Is there a recommended way to harness the benefits of server nodes with a high number of cores, to speed up model fits in pymc3?
In my specific scenario, I ideally want a a small number (~4) of fairly long (~100k samples) chains, so specifying a high number of cores in pm.sample is not appropriate.
One option is to run a high number of short single-chain fits, specifying a large number of cores in pm.sample, and amalgamate these chains later. e.g. pm.sample(1000,…,chains=1,cores=400,…)
However given that each of these mini chains would require tuning, this seems a bit redundant…
Is it appropriate/possible to save a sampler state after tuning and use this with multiple small single-chain fits instead?
e.g., to do a pseudo 4-chain, 100k samples per chain fit:
run 4 tuning traces with no actual samples, e.g.
tune_trace_1 = pm.sample(0,tune=50000,chains=1)
tune_trace_2 = pm.sample(0,tune=50000,chains=1)
tune_trace_3 = pm.sample(0,tune=50000,chains=1)
tune_trace_4 = pm.sample(0,tune=50000,chains=1)

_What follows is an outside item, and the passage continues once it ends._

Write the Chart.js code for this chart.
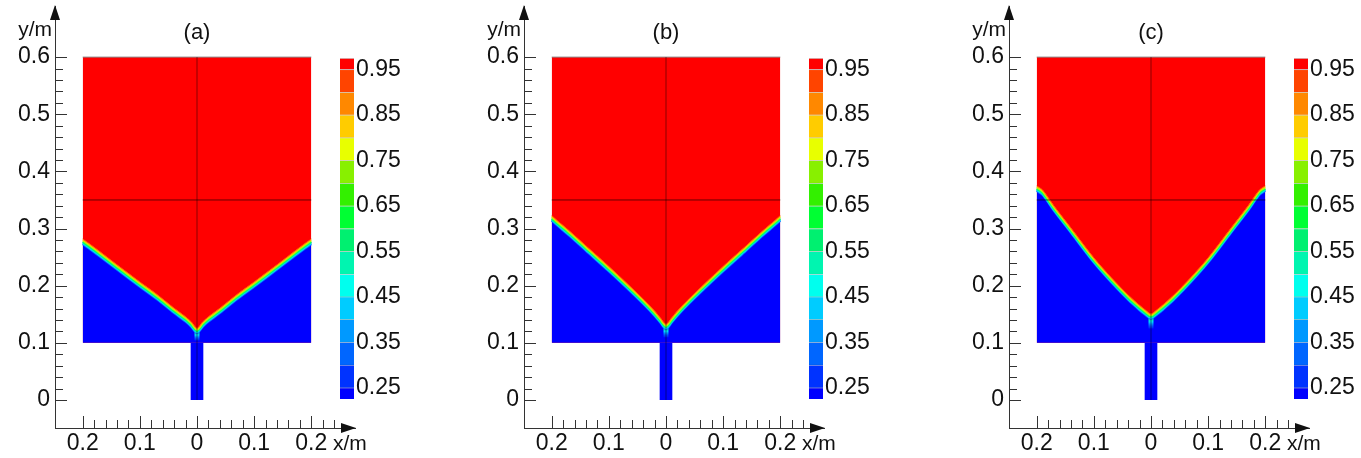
<!DOCTYPE html>
<html>
<head>
<meta charset="utf-8">
<script src="https://cdn.jsdelivr.net/npm/chart.js@4.4.0/dist/chart.umd.min.js"></script>
<style>
  body { margin: 0; background: #fff; }
  #wrap { position: relative; width: 1361px; height: 458px; overflow: hidden; }
  #wrap canvas { position: absolute; top: 0; }
</style>
</head>
<body>
<div id="wrap"></div>
<script>
// interface height y (m) at these |x| (m) values
const halfX = [0.2, 0.19, 0.17, 0.14, 0.1, 0.07, 0.04, 0.02, 0.01, 0];
const interfaceA = [0.277, 0.270, 0.255, 0.232, 0.202, 0.180, 0.156, 0.141, 0.132, 0.121];
const interfaceB = [0.318, 0.309, 0.292, 0.265, 0.229, 0.201, 0.172, 0.151, 0.139, 0.128];
const interfaceC = [0.370, 0.363, 0.335, 0.296, 0.244, 0.210, 0.179, 0.161, 0.153, 0.146];
// lower end of the mixed tail under the cusp
const tailEnd = [0.104, 0.110, 0.125];
const panelTitles = ["(a)", "(b)", "(c)"];

// domain geometry (m)
const boxX = [-0.2, 0.2];
const boxY = [0.1, 0.6];
const pipeX = [-0.0115, 0.0115];
const pipeY = [0, 0.1];
const blockLineY = 0.35;

// axes
const yMajor = [0, 0.1, 0.2, 0.3, 0.4, 0.5, 0.6];
const yTickLabels = ["0", "0.1", "0.2", "0.3", "0.4", "0.5", "0.6"];
const xMajor = [-0.2, -0.1, 0, 0.1, 0.2];
const xTickLabels = ["0.2", "0.1", "0", "0.1", "0.2"];

// colour bar (volume fraction)
const bandEdges = [0.225, 0.25, 0.3, 0.35, 0.4, 0.45, 0.5, 0.55, 0.6, 0.65, 0.7, 0.75, 0.8, 0.85, 0.9, 0.95, 0.975];
const bandColors = ["#0000ff", "#0033ff", "#0066ff", "#0099ff", "#00ccff", "#00ffee", "#00f5b0", "#00f070",
  "#00ff33", "#33f000", "#88f000", "#e8ff00", "#ffcc00", "#ff8800", "#ff4400", "#ff0000"];
const colorbarTicks = [0.25, 0.35, 0.45, 0.55, 0.65, 0.75, 0.85, 0.95];

const panelLeft = [0, 469, 954];
const RED = "#ff0000";
const BLUE = "#0000ff";

Chart.defaults.font.family = '"Liberation Sans", Arial, sans-serif';
Chart.defaults.font.size = 23;
Chart.defaults.color = "#111";

const minorY = Array.from({ length: 31 }, (_, i) => Math.round(i * 2) / 100);
const minorX = Array.from({ length: 23 }, (_, i) => Math.round(i * 2 - 20) / 100);

function labelFor(majors, labels, v) {
  const i = majors.findIndex(m => Math.abs(m - v) < 1e-6);
  return i < 0 ? "" : labels[i];
}

function interfacePoints(ys) {
  const left = halfX.map((h, i) => ({ x: -h, y: ys[i] }));
  const right = halfX.slice(0, -1).map((h, i) => ({ x: h, y: ys[i] })).reverse();
  return left.concat(right);
}

function line(points, extra) {
  return Object.assign({
    data: points, showLine: true, pointRadius: 0, borderWidth: 1,
    borderColor: "transparent", fill: false, tension: 0
  }, extra);
}

// shift some outlines a little so the smeared interface shows its colour layers
const shiftPlugin = {
  id: "shiftPlugin",
  beforeDatasetDraw(chart, args) {
    const ds = chart.data.datasets[args.index];
    chart.ctx.save();
    if (ds.shiftY) chart.ctx.translate(0, ds.shiftY);
  },
  afterDatasetDraw(chart) {
    chart.ctx.restore();
  }
};

// inward tick marks, arrow heads, axis names and the panel title
const axisDeco = {
  id: "axisDeco",
  afterDraw(chart, args, opts) {
    const { ctx, chartArea: a, scales: { x, y } } = chart;
    ctx.save();
    ctx.strokeStyle = "#333";
    ctx.lineWidth = 1;
    ctx.beginPath();
    y.ticks.forEach(t => {
      const py = Math.round(y.getPixelForValue(t.value)) + 0.5;
      ctx.moveTo(a.left, py);
      ctx.lineTo(a.left + (t.label ? 12 : 8), py);
    });
    x.ticks.forEach(t => {
      const px = Math.round(x.getPixelForValue(t.value)) + 0.5;
      ctx.moveTo(px, a.bottom);
      ctx.lineTo(px, a.bottom - (t.label ? 12 : 8));
    });
    ctx.stroke();

    ctx.fillStyle = "#111";
    ctx.beginPath();
    ctx.moveTo(a.left, a.top - 1);
    ctx.lineTo(a.left - 5, a.top + 14);
    ctx.lineTo(a.left + 5, a.top + 14);
    ctx.closePath();
    ctx.fill();
    ctx.beginPath();
    ctx.moveTo(a.right + 1, a.bottom);
    ctx.lineTo(a.right - 14, a.bottom - 5);
    ctx.lineTo(a.right - 14, a.bottom + 5);
    ctx.closePath();
    ctx.fill();

    ctx.font = '21px "Liberation Sans", Arial, sans-serif';
    ctx.textAlign = "right";
    ctx.textBaseline = "alphabetic";
    ctx.fillText("y/m", a.left - 3, 36);
    ctx.textAlign = "left";
    ctx.textBaseline = "middle";
    ctx.fillText("x/m", a.right - 22, a.bottom + 16);
    ctx.font = '22px "Liberation Sans", Arial, sans-serif';
    ctx.textAlign = "center";
    ctx.textBaseline = "alphabetic";
    ctx.fillText(opts.title, x.getPixelForValue(0), 39);
    ctx.restore();
  }
};

function fieldConfig(ys, tailY, title) {
  const pts = interfacePoints(ys);
  const tipY = ys[ys.length - 1];
  const tailGradient = (c) => {
    const { chart } = c;
    if (!chart.chartArea) return "#00e0ff";
    const y0 = chart.scales.y.getPixelForValue(tipY);
    const y1 = chart.scales.y.getPixelForValue(tailY);
    const g = chart.ctx.createLinearGradient(0, y0, 0, y1);
    g.addColorStop(0, "#00ff60");
    g.addColorStop(0.45, "#00d8ff");
    g.addColorStop(1, "rgba(0,80,255,0.4)");
    return g;
  };
  const band = (color, width, shift) =>
    line(pts, { borderColor: color, borderWidth: width, shiftY: shift, tension: 0.3, borderJoinStyle: "round" });

  // listed from bottom layer to top layer
  const layers = [
    line([{ x: boxX[0], y: boxY[1] }, { x: boxX[1], y: boxY[1] }],
      { fill: { value: boxY[0] }, backgroundColor: RED, borderColor: "#8c8c8c" }),
    line(pts, { fill: { value: boxY[0] }, backgroundColor: BLUE, tension: 0.3 }),
    line([{ x: pipeX[0], y: pipeY[1] }, { x: pipeX[1], y: pipeY[1] }],
      { fill: { value: pipeY[0] }, backgroundColor: BLUE }),
    line([{ x: 0, y: tipY }, { x: 0, y: tailY }], { borderColor: tailGradient, borderWidth: 5 }),
    band("#0070ff", 2, 2.4),
    band("#00d8ff", 2, 1.4),
    band("#00ff66", 2.2, 0.2),
    band("#aaff00", 1.6, -1),
    band("#ffc000", 1.3, -1.9),
    band("#ff6000", 1, -2.6),
    line([{ x: 0, y: pipeY[0] }, { x: 0, y: boxY[1] }], { borderColor: "rgba(0,0,0,0.45)", borderWidth: 1 }),
    line([{ x: boxX[0], y: blockLineY }, { x: boxX[1], y: blockLineY }], { borderColor: "rgba(0,0,0,0.6)", borderWidth: 1 })
  ];

  return {
    type: "scatter",
    data: { datasets: layers.reverse() },
    options: {
      responsive: false,
      animation: false,
      events: [],
      layout: { padding: { top: 6, right: 45, left: 0, bottom: 0 } },
      plugins: { legend: { display: false }, tooltip: { enabled: false }, axisDeco: { title: title } },
      scales: {
        x: {
          type: "linear", min: -0.2485, max: 0.2765,
          afterBuildTicks: s => { s.ticks = minorX.map(v => ({ value: v })); },
          afterFit: s => { s.height = 30; s.paddingLeft = 0; s.paddingRight = 0; },
          grid: { display: false, drawTicks: false },
          border: { display: true, color: "#333", width: 1 },
          ticks: { autoSkip: false, maxRotation: 0, padding: 2, callback: v => labelFor(xMajor, xTickLabels, v) }
        },
        y: {
          type: "linear", min: -0.049, max: 0.6894,
          afterBuildTicks: s => { s.ticks = minorY.map(v => ({ value: v })); },
          afterFit: s => { s.width = 55; s.paddingTop = 0; s.paddingBottom = 0; },
          grid: { display: false, drawTicks: false },
          border: { display: true, color: "#333", width: 1 },
          ticks: { autoSkip: false, padding: 5, callback: v => labelFor(yMajor, yTickLabels, v) }
        }
      }
    },
    plugins: [shiftPlugin, axisDeco]
  };
}

function colorbarConfig() {
  return {
    type: "bar",
    data: {
      labels: [""],
      datasets: bandColors.map((c, i) => ({
        data: [[bandEdges[i], bandEdges[i + 1]]],
        backgroundColor: c,
        borderColor: "rgba(0,0,0,0.18)",
        borderWidth: { top: 1, bottom: 0, left: 0, right: 0 },
        borderSkipped: false,
        grouped: false,
        barPercentage: 1,
        categoryPercentage: 1
      }))
    },
    options: {
      responsive: false,
      animation: false,
      events: [],
      layout: { padding: { top: 58, bottom: 59, left: 0, right: 0 } },
      plugins: { legend: { display: false }, tooltip: { enabled: false } },
      scales: {
        x: { display: false },
        y: {
          position: "right", min: bandEdges[0], max: bandEdges[bandEdges.length - 1],
          afterBuildTicks: s => { s.ticks = colorbarTicks.map(v => ({ value: v })); },
          afterFit: s => { s.width = 48; s.paddingTop = 0; s.paddingBottom = 0; },
          grid: { display: false, drawTicks: false },
          border: { display: false },
          ticks: { autoSkip: false, padding: 2, callback: v => v.toFixed(2) }
        }
      }
    }
  };
}

function makeCanvas(left, width) {
  const c = document.createElement("canvas");
  c.width = width;
  c.height = 458;
  c.style.left = left + "px";
  document.getElementById("wrap").appendChild(c);
  return c;
}

[interfaceA, interfaceB, interfaceC].forEach((ys, k) => {
  new Chart(makeCanvas(panelLeft[k], 400), fieldConfig(ys, tailEnd[k], panelTitles[k]));
  new Chart(makeCanvas(panelLeft[k] + 340, 62), colorbarConfig());
});
</script>
</body>
</html>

then save/load the states to apply to:
sample_trace_1 = pm.sample(1000,tune=<settings from tune_trace_1>,cores=100)
sample_trace_2 = pm.sample(1000,tune=<settings from tune_trace_2>,cores=100)
sample_trace_3 = pm.sample(1000,tune=<settings from tune_trace_3>,cores=100)
sample_trace_4 = pm.sample(1000,tune=<settings from tune_trace_4>,cores=100)
You then amalgamate the 100 chains from each trace into 100k arrays, run your ess, rhat etc. And then ultimately be left with 400k sample parameter posteriors?